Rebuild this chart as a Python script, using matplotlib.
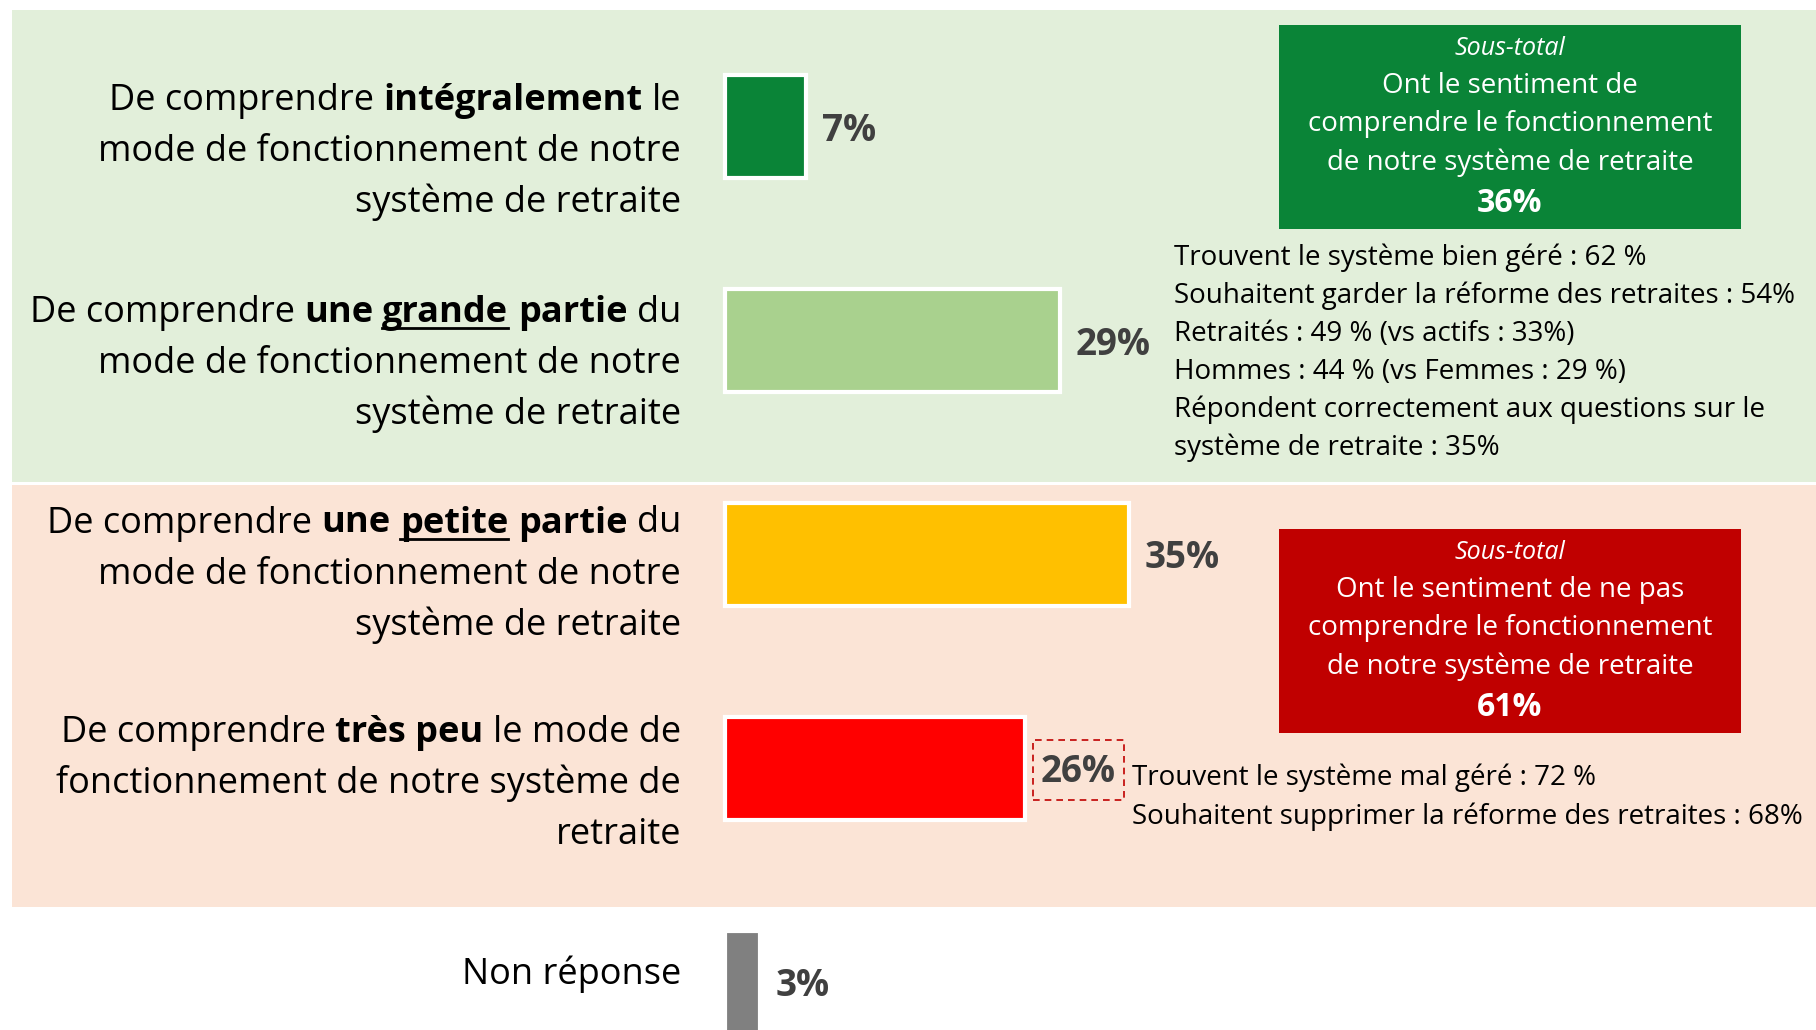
import matplotlib
matplotlib.use('Agg')
import matplotlib.pyplot as plt
from matplotlib.patches import Rectangle
from matplotlib.lines import Line2D

# Data
values = [7, 29, 35, 26, 3]
bar_colors = ['#0A8437', '#A9D18E', '#FFC000', '#FF0000', '#808080']

# each label: lines -> segments (text, bold, underline)
labels = [
    [[('De comprendre', 0, 0), ('intégralement', 1, 0), ('le', 0, 0)],
     [('mode de fonctionnement de notre', 0, 0)],
     [('système de retraite', 0, 0)]],
    [[('De comprendre', 0, 0), ('une', 1, 0), ('grande', 1, 1), ('partie', 1, 0), ('du', 0, 0)],
     [('mode de fonctionnement de notre', 0, 0)],
     [('système de retraite', 0, 0)]],
    [[('De comprendre', 0, 0), ('une', 1, 0), ('petite', 1, 1), ('partie', 1, 0), ('du', 0, 0)],
     [('mode de fonctionnement de notre', 0, 0)],
     [('système de retraite', 0, 0)]],
    [[('De comprendre', 0, 0), ('très peu', 1, 0), ('le mode de', 0, 0)],
     [('fonctionnement de notre système de', 0, 0)],
     [('retraite', 0, 0)]],
    [[('Non réponse', 0, 0)]],
]

subtotals = [36, 61]
subtotal_texts = [
    ['Ont le sentiment de', 'comprendre le fonctionnement', 'de notre système de retraite'],
    ['Ont le sentiment de ne pas', 'comprendre le fonctionnement', 'de notre système de retraite'],
]
subtotal_colors = ['#0A8437', '#C00000']

green_notes = ['Trouvent le système bien géré : 62 %',
               'Souhaitent garder la réforme des retraites : 54%',
               'Retraités : 49 % (vs actifs : 33%)',
               'Hommes : 44 % (vs Femmes : 29 %)',
               'Répondent correctement aux questions sur le',
               'système de retraite : 35%']
red_notes = ['Trouvent le système mal géré : 72 %',
             'Souhaitent supprimer la réforme des retraites : 68%']

FONT = ['Open Sans', 'DejaVu Sans']
plt.rcParams['font.family'] = FONT

W, H = 1816, 1030
fig = plt.figure(figsize=(W / 100, H / 100), dpi=100)
renderer = fig.canvas.get_renderer()


def fx(x):
    return x / W


def fy(y):
    return 1 - y / H


# background bands
fig.add_artist(Rectangle((fx(12), fy(482)), 1, (482 - 10) / H, transform=fig.transFigure,
                         facecolor='#E2EFDA', edgecolor='none', zorder=-2))
fig.add_artist(Rectangle((fx(12), fy(907)), 1, (907 - 485) / H, transform=fig.transFigure,
                         facecolor='#FBE4D6', edgecolor='none', zorder=-2))

# bars
px_per_pct = 11.54
x0_px = 725
ax = fig.add_axes([0, 0, 1, 1])
ax.patch.set_alpha(0)
ax.set_xlim(-x0_px / px_per_pct, (W - x0_px) / px_per_pct)
ax.set_ylim((H - 126.5) / 214, -126.5 / 214)
ax.axis('off')
ax.barh(range(len(values)), values, height=0.48, color=bar_colors,
        edgecolor='white', linewidth=3)

for i, v in enumerate(values):
    ax.annotate(f'{v}%', (v, i), xytext=(16, -14), textcoords='offset pixels',
                ha='left', va='baseline', fontsize=26.5, fontweight='bold', color='#404040')

# dashed frame around 26%
fig.add_artist(Rectangle((fx(1033), fy(800)), 91 / W, 60.5 / H, transform=fig.transFigure,
                         facecolor='none', edgecolor='#C00000', linestyle=(0, (4, 3)),
                         linewidth=1.2))


def text_w(s, size, weight):
    t = fig.text(0, 0, s, fontsize=size, fontweight=weight)
    w = t.get_window_extent(renderer).width
    t.remove()
    return w


def rich_line(x_right, y_base, segs, size):
    sp = text_w('a a', size, 'normal') - text_w('aa', size, 'normal')
    widths = [text_w(s, size, 'bold' if b else 'normal') for s, b, u in segs]
    x = x_right - sum(widths) - sp * (len(segs) - 1)
    for (s, b, u), w in zip(segs, widths):
        fig.text(fx(x), fy(y_base), s, fontsize=size, fontweight='bold' if b else 'normal',
                 ha='left', va='baseline', color='black')
        if u:
            fig.add_artist(Line2D([fx(x), fx(x + w)], [fy(y_base + 6), fy(y_base + 6)],
                                  transform=fig.transFigure, color='black', linewidth=2))
        x += w + sp


# category labels, first baseline offset from bar centre
label_offsets = [-16.5, -19, -22, -26.5, 1.5]
for i, lab in enumerate(labels):
    cy = H - ax.transData.transform((0, i))[1]
    for j, segs in enumerate(lab):
        rich_line(681, cy + label_offsets[i] + 51 * j, segs, 26)

# subtotal boxes
box_tops = [25, 529]
for k, pct in enumerate(subtotals):
    top = box_tops[k]
    fig.add_artist(Rectangle((fx(1279), fy(top + 204)), 462 / W, 204 / H,
                             transform=fig.transFigure, facecolor=subtotal_colors[k],
                             edgecolor='none'))
    fig.text(fx(1510), fy(top + 30), 'Sous-total', fontsize=18, fontstyle='italic',
             color='white', ha='center', va='baseline')
    for j, line in enumerate(subtotal_texts[k]):
        fig.text(fx(1510), fy(top + 68 + 38.5 * j), line, fontsize=20,
                 color='white', ha='center', va='baseline')
    fig.text(fx(1510), fy(top + 187), f'{pct}%', fontsize=23, fontweight='bold',
             color='white', ha='center', va='baseline')

# side notes
for j, line in enumerate(green_notes):
    fig.text(fx(1174), fy(265 + 38 * j), line, fontsize=20, color='black',
             ha='left', va='baseline')
for j, line in enumerate(red_notes):
    fig.text(fx(1132), fy(785 + 39 * j), line, fontsize=20, color='black',
             ha='left', va='baseline')

fig.savefig('out.png', dpi=100)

_STATED PROBLEM:_ Return exactly what appears from the opening line of the material through the line with "return 1 - y / H", apart from the pictures.

_SOLVED EXERCISE:_
Rebuild this chart as a Python script, using matplotlib.
import matplotlib
matplotlib.use('Agg')
import matplotlib.pyplot as plt
from matplotlib.patches import Rectangle
from matplotlib.lines import Line2D

# Data
values = [7, 29, 35, 26, 3]
bar_colors = ['#0A8437', '#A9D18E', '#FFC000', '#FF0000', '#808080']

# each label: lines -> segments (text, bold, underline)
labels = [
    [[('De comprendre', 0, 0), ('intégralement', 1, 0), ('le', 0, 0)],
     [('mode de fonctionnement de notre', 0, 0)],
     [('système de retraite', 0, 0)]],
    [[('De comprendre', 0, 0), ('une', 1, 0), ('grande', 1, 1), ('partie', 1, 0), ('du', 0, 0)],
     [('mode de fonctionnement de notre', 0, 0)],
     [('système de retraite', 0, 0)]],
    [[('De comprendre', 0, 0), ('une', 1, 0), ('petite', 1, 1), ('partie', 1, 0), ('du', 0, 0)],
     [('mode de fonctionnement de notre', 0, 0)],
     [('système de retraite', 0, 0)]],
    [[('De comprendre', 0, 0), ('très peu', 1, 0), ('le mode de', 0, 0)],
     [('fonctionnement de notre système de', 0, 0)],
     [('retraite', 0, 0)]],
    [[('Non réponse', 0, 0)]],
]

subtotals = [36, 61]
subtotal_texts = [
    ['Ont le sentiment de', 'comprendre le fonctionnement', 'de notre système de retraite'],
    ['Ont le sentiment de ne pas', 'comprendre le fonctionnement', 'de notre système de retraite'],
]
subtotal_colors = ['#0A8437', '#C00000']

green_notes = ['Trouvent le système bien géré : 62 %',
               'Souhaitent garder la réforme des retraites : 54%',
               'Retraités : 49 % (vs actifs : 33%)',
               'Hommes : 44 % (vs Femmes : 29 %)',
               'Répondent correctement aux questions sur le',
               'système de retraite : 35%']
red_notes = ['Trouvent le système mal géré : 72 %',
             'Souhaitent supprimer la réforme des retraites : 68%']

FONT = ['Open Sans', 'DejaVu Sans']
plt.rcParams['font.family'] = FONT

W, H = 1816, 1030
fig = plt.figure(figsize=(W / 100, H / 100), dpi=100)
renderer = fig.canvas.get_renderer()


def fx(x):
    return x / W


def fy(y):
    return 1 - y / H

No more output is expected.